[The Religion of Babylonia and Assyria by Morris Jastrow]@TWC D-Link bookThe Religion of Babylonia and Assyria CHAPTER IV 59/108
It is quite possible, therefore, that the two aspects of Venus, as evening and morning stars, corresponding, as they do, to the summer and winter seasons, are reflected in this double character of the goddess.
We are not justified, however, in going further and assuming that her double role as daughter of Sin and daughter of Anu is to be accounted for in the same manner.
In the Gilgamesh epic, she is found in association with Anu, and to the latter she appeals for protection as her father, and yet it is as the daughter of Sin that she enters the world of the dead to seek for the waters that may heal her bridegroom, Tammuz.[70] Evidently, the distinction between Ishtar as the daughter of Anu and as the daughter of Sin is not an important one, the term daughter in both cases being a metaphor to express a relationship both of physical nature and of a political character.

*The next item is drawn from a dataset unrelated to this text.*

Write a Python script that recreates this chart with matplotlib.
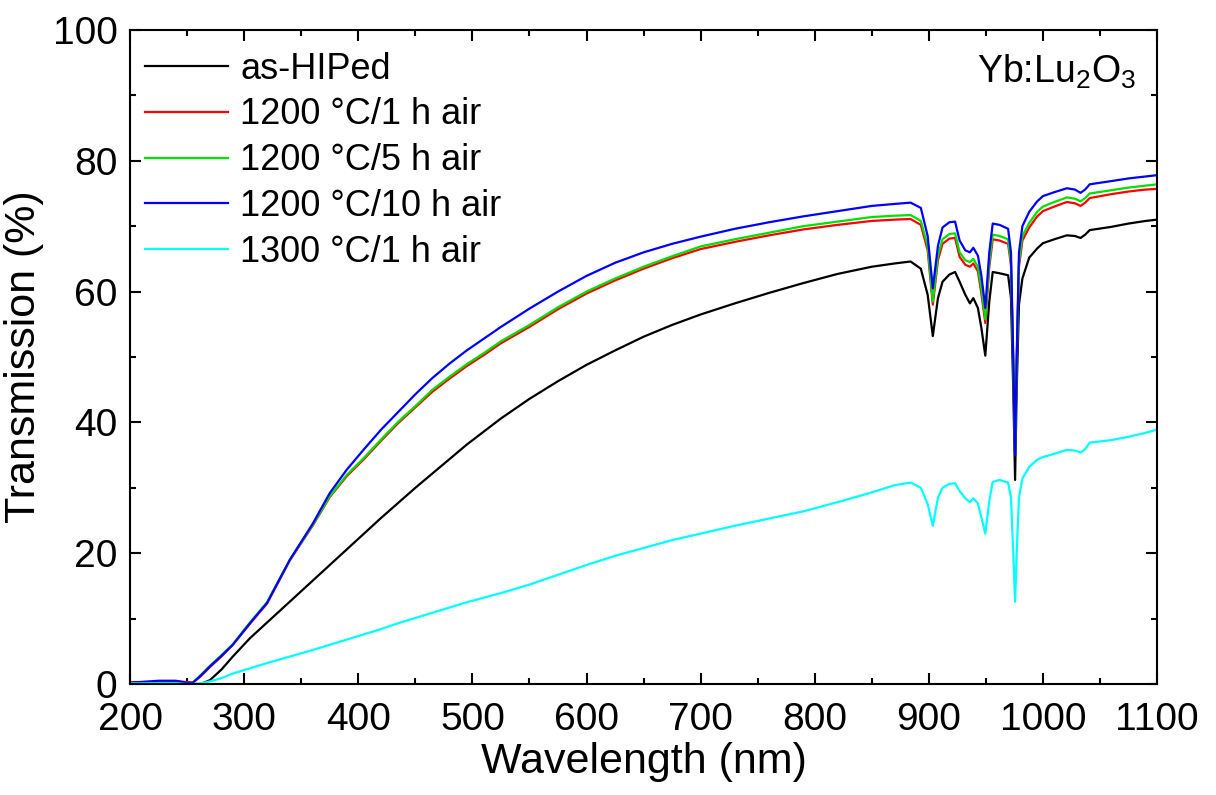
import matplotlib
matplotlib.use("Agg")
import matplotlib.pyplot as plt
from matplotlib.ticker import MultipleLocator

plt.rcParams['font.family'] = ['Liberation Sans', 'DejaVu Sans']
plt.rcParams['mathtext.fontset'] = 'custom'
plt.rcParams['mathtext.rm'] = 'Liberation Sans'

# wavelength grid (nm), denser across the Yb3+ absorption bands
wavelength = [200, 225, 240, 250, 255, 262, 270, 280, 290, 305, 320, 340, 360, 375,
              390, 405, 420, 435, 450, 465, 480, 495, 510, 525, 550, 575, 600, 625,
              650, 675, 700, 730, 760, 790, 820, 850, 870, 884, 893, 899, 903.5, 908,
              912, 918, 923, 927, 932, 936, 939, 943, 946, 949.5, 953, 956, 962, 969.5,
              972, 974, 975.6, 977, 979, 982, 988, 995, 1000, 1010, 1021, 1028, 1033,
              1037, 1041, 1060, 1075, 1090, 1100]

t_hiped = [0.1, 0.1, 0.1, 0.0, 0.0, 0.0, 0.6, 2.2, 4.2, 7.0, 9.4, 12.6, 15.8, 18.2,
           20.6, 23.0, 25.4, 27.7, 30.0, 32.2, 34.4, 36.6, 38.6, 40.6, 43.6, 46.3, 48.8, 51.0,
           53.1, 54.9, 56.5, 58.2, 59.8, 61.3, 62.7, 63.8, 64.3, 64.6, 63.5, 59.5, 53.2, 59.0,
           61.5, 62.6, 63.0, 61.5, 59.5, 58.2, 59.0, 57.5, 54.5, 50.2, 58.5, 63.0, 62.8, 62.5,
           59.0, 45.0, 31.2, 45.0, 58.0, 62.0, 65.2, 66.6, 67.4, 68.0, 68.6, 68.5, 68.2,
           68.7, 69.4, 69.9, 70.4, 70.8, 71.0]

t_1200_1h = [0.3, 0.3, 0.4, 0.3, 0.2, 1.2, 2.6, 4.2, 6.0, 9.2, 12.3, 18.9, 24.2, 28.6,
             31.8, 34.4, 37.2, 39.9, 42.3, 44.7, 46.7, 48.6, 50.3, 52.1, 54.6, 57.3, 59.7, 61.7,
             63.5, 65.1, 66.5, 67.6, 68.6, 69.5, 70.2, 70.8, 71.0, 71.1, 70.2, 66.3, 58.0, 64.8,
             67.3, 68.1, 68.2, 65.3, 64.1, 63.8, 64.3, 63.1, 59.8, 55.2, 63.8, 68.0, 67.8, 67.3,
             64.0, 49.0, 36.0, 49.0, 63.8, 67.8, 69.8, 71.5, 72.3, 73.0, 73.7, 73.5, 73.1,
             73.6, 74.3, 74.9, 75.3, 75.6, 75.7]

t_1200_5h = [0.1, 0.2, 0.2, 0.1, 0.2, 1.4, 2.8, 4.4, 6.1, 9.4, 12.5, 19.0, 24.3, 28.7,
             32.0, 34.6, 37.4, 40.1, 42.5, 45.0, 47.0, 48.9, 50.6, 52.4, 54.9, 57.6, 60.0, 62.0,
             63.8, 65.4, 66.9, 68.0, 69.0, 70.0, 70.7, 71.4, 71.6, 71.7, 70.8, 67.0, 58.5, 65.5,
             68.0, 68.8, 68.9, 66.0, 64.8, 64.5, 65.0, 63.8, 60.5, 55.8, 64.5, 68.7, 68.5, 68.0,
             64.5, 49.0, 35.5, 49.0, 64.5, 68.5, 70.5, 72.2, 73.0, 73.7, 74.4, 74.2, 73.8,
             74.3, 75.0, 75.5, 75.9, 76.2, 76.4]

t_1200_10h = [0.2, 0.5, 0.5, 0.2, 0.2, 1.3, 2.7, 4.3, 6.0, 9.3, 12.4, 19.0, 24.5, 29.2,
              32.8, 35.9, 38.9, 41.6, 44.3, 46.8, 49.0, 51.0, 52.8, 54.6, 57.4, 60.0, 62.4, 64.4,
              66.0, 67.3, 68.4, 69.6, 70.6, 71.5, 72.3, 73.1, 73.4, 73.6, 72.8, 68.5, 60.5, 67.0,
              69.8, 70.6, 70.7, 67.8, 66.3, 66.0, 66.7, 65.5, 62.5, 57.5, 66.0, 70.4, 70.2, 69.6,
              66.0, 50.0, 35.0, 50.0, 66.0, 70.0, 72.2, 73.8, 74.6, 75.2, 75.8, 75.6, 75.1,
              75.6, 76.4, 76.9, 77.3, 77.6, 77.8]

t_1300_1h = [0.1, 0.1, 0.1, 0.0, 0.0, 0.1, 0.4, 0.9, 1.6, 2.4, 3.2, 4.2, 5.2, 6.0,
             6.8, 7.6, 8.4, 9.3, 10.1, 10.9, 11.7, 12.5, 13.2, 13.9, 15.2, 16.7, 18.2, 19.6,
             20.8, 22.0, 23.0, 24.2, 25.3, 26.4, 27.8, 29.3, 30.4, 30.8, 30.0, 27.5, 24.2, 28.5,
             30.0, 30.6, 30.7, 29.5, 28.4, 27.8, 28.4, 27.6, 25.5, 23.0, 28.0, 30.9, 31.2, 30.8,
             28.5, 20.0, 12.6, 20.0, 28.5, 31.4, 33.2, 34.3, 34.7, 35.2, 35.8, 35.7, 35.4,
             35.9, 36.9, 37.3, 37.8, 38.4, 38.9]

labels = ["as-HIPed", "1200 °C/1 h air", "1200 °C/5 h air",
          "1200 °C/10 h air", "1300 °C/1 h air"]
series = [t_hiped, t_1200_1h, t_1200_5h, t_1200_10h, t_1300_1h]
colors = ["black", "#ff0000", "#00e000", "#0000ff", "#00ffff"]

fig = plt.figure(figsize=(12.16, 7.95), dpi=100)
ax = fig.add_axes([0.107, 0.1396, 0.8445, 0.8227])

for y, lab, c in zip(series, labels, colors):
    ax.plot(wavelength, y, color=c, lw=1.6, label=lab)

ax.set_xlim(200, 1100)
ax.set_ylim(0, 100)
ax.xaxis.set_major_locator(MultipleLocator(100))
ax.xaxis.set_minor_locator(MultipleLocator(50))
ax.yaxis.set_major_locator(MultipleLocator(20))
ax.yaxis.set_minor_locator(MultipleLocator(10))
ax.tick_params(which='both', direction='in', top=True, right=True, width=1.5,
               labelsize=28)
ax.tick_params(axis='x', pad=13)
ax.tick_params(axis='y', pad=9)
ax.tick_params(which='major', length=8)
ax.tick_params(which='minor', length=4.5)
for s in ax.spines.values():
    s.set_linewidth(1.5)

ax.set_xlabel("Wavelength (nm)", fontsize=31, labelpad=3)
ax.set_ylabel("Transmission (%)", fontsize=31, labelpad=6)

ax.text(0.98, 0.965, r"Yb:Lu$_2$O$_3$", transform=ax.transAxes,
        ha='right', va='top', fontsize=27)

ax.legend(loc='upper left', frameon=False, fontsize=26, handlelength=2.3,
          handletextpad=0.35, labelspacing=0.3, borderaxespad=0.2,
          bbox_to_anchor=(-0.007, 1.0))

fig.savefig("out.png", dpi=100)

Of the various forms under which the goddess appears, that of Anunit--a feminine form indicating descent from and appertaining to Anu--attaches itself most clearly to the god of heaven, and it may be that it was not until the assimilation of Anunit and Nana with Ishtar that the goddess is viewed as at once the daughter of Anu and of Sin.
If this be so, there is surely nothing strange in the fact that a planet like Venus should be regarded in one place as the daughter of heaven and in another brought into relationship with the moon.